Can DVI2USB Duo capture single-link DVI signals?

Yes. DVI2USB Duo can capture single-link and dual-link DVI signals at a frame rate of up to 60 fps.

What does HDCP Ready mean? Can DVI2USB Duo acquire HDCP encrypted signals?

High-bandwidth Digital Content Protection (HDCP) is a form of digital copy protection developed by Intel Corporation to protect digital audio and video content as it travels across DisplayPort, Digital Visual Interface (DVI), High-Definition Multimedia Interface (HDMI), Gigabit Video Interface (GVIF), or Unified Display Interface (UDI) connections. The specification is proprietary, and implementing HDCP requires a license.

HDCP is licensed by Digital Content Protection, LLC, a subsidiary of Intel. In addition to an annual fee, licensed adopters agree to the conditions set forth in the HDCP License Agreement. For example, high-definition digital video sources must not transmit protected content to non-HDCP compliant receivers. Additionally, DVD-Audio content is restricted to CD-Audio quality or less on non-HDCP digital audio outputs (analog audio outputs have no quality limits).

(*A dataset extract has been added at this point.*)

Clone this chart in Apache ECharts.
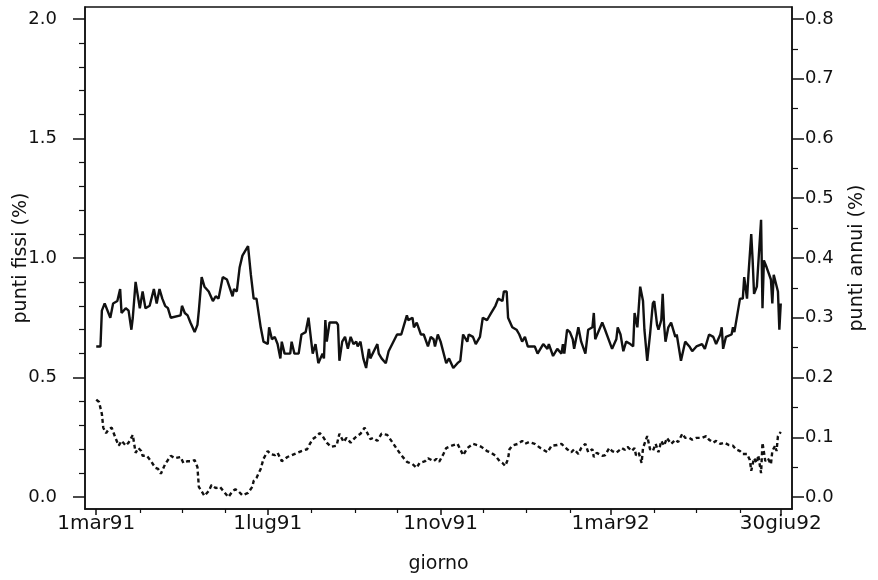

Licensed adopters cannot allow their devices to make copies of content, and must design their products in ways that “effectively frustrate attempts to defeat the content protection requirements.” The technology sometimes causes handshaking problems, especially with older high-definition displays.

For more information on HDCP contact http://www.digital-cp.com/

Yes, OEM customers with HDCP license rights may engage Epiphan to build DVI2USB Duo OEM devices with the ability to capture HDCP encrypted DVI signals provided the user has an appropriate license to acquire the decryption key and agrees to comply with the terms of the HDCP license agreements.